Work to be completed => List all the lines in these records that hold "chart".

Record set =>
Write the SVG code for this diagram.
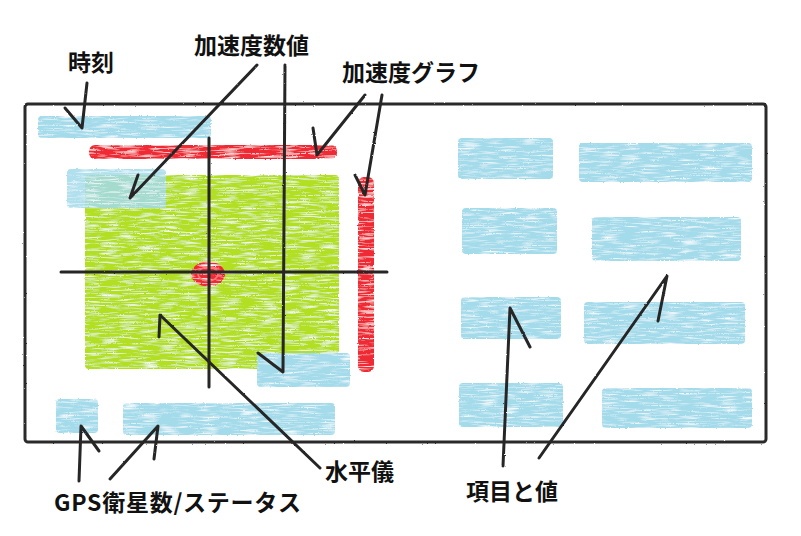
* * *
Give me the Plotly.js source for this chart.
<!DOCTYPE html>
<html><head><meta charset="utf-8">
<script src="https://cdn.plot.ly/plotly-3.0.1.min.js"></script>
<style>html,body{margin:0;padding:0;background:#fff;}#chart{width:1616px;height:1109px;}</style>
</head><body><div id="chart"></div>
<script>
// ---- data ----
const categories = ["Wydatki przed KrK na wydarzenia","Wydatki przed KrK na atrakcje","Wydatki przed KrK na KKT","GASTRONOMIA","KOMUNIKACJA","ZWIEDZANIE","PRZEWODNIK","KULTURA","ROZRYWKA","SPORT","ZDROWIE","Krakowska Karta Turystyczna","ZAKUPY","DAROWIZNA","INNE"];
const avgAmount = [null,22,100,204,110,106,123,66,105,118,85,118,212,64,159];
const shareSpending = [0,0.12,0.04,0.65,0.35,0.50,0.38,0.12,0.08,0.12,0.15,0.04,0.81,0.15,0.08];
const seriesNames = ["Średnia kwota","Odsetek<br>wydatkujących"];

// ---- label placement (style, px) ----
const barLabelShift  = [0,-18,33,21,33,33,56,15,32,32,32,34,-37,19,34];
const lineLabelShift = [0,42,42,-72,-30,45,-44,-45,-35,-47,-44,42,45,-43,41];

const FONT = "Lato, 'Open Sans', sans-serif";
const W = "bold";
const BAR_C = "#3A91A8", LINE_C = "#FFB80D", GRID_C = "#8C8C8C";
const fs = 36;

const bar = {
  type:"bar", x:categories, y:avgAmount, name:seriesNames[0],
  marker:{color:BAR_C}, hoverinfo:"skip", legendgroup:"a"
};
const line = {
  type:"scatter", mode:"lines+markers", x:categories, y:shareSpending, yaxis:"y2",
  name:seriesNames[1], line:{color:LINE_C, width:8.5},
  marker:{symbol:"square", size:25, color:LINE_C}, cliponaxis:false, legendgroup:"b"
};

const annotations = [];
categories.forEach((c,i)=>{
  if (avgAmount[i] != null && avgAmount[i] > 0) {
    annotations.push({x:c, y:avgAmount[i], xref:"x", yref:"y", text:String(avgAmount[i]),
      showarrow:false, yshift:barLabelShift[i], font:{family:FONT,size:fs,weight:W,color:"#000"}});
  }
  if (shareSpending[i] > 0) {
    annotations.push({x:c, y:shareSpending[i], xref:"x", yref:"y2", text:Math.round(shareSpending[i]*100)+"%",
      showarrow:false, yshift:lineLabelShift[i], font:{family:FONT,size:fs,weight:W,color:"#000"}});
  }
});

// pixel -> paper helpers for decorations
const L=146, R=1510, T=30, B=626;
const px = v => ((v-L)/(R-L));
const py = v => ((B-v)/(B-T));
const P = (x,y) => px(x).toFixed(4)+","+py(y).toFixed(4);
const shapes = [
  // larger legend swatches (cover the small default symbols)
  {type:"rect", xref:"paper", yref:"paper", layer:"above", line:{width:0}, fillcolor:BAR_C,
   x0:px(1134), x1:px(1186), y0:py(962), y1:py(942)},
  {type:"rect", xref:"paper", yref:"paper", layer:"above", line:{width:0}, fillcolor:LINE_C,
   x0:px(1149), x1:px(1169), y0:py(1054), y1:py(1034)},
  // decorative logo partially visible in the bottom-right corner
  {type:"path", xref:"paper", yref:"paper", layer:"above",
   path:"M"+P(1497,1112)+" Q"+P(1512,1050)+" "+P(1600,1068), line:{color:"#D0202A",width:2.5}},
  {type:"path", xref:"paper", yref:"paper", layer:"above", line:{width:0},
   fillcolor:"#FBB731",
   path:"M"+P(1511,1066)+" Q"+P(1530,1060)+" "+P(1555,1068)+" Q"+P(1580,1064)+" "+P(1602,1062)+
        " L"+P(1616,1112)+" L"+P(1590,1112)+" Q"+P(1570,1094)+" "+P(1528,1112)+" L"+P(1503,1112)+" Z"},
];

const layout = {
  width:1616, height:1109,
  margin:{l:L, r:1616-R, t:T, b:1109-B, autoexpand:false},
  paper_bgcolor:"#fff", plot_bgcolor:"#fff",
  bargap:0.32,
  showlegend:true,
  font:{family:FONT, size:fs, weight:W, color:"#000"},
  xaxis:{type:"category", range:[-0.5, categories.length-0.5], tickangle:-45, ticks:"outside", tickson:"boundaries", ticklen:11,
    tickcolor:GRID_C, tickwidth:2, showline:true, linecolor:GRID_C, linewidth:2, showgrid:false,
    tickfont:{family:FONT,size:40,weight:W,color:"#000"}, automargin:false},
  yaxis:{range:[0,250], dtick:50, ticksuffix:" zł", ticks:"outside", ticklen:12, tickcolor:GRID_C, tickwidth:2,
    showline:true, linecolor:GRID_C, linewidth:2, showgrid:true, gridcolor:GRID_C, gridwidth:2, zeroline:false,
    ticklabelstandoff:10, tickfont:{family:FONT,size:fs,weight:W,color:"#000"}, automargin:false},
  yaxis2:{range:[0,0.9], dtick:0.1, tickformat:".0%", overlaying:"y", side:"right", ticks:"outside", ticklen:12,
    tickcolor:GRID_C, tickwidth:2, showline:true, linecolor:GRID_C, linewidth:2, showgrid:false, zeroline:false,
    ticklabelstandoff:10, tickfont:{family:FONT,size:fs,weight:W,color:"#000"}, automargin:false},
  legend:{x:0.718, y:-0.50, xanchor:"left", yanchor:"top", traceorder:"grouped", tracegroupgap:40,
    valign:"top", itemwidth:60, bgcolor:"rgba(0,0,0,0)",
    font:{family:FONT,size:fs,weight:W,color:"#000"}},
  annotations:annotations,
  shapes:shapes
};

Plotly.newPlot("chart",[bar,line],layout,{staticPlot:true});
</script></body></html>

Finished task =>
Give me the Plotly.js source for this chart.
<style>html,body{margin:0;padding:0;background:#fff;}#chart{width:1616px;height:1109px;}</style>
</head><body><div id="chart"></div>
Plotly.newPlot("chart",[bar,line],layout,{staticPlot:true});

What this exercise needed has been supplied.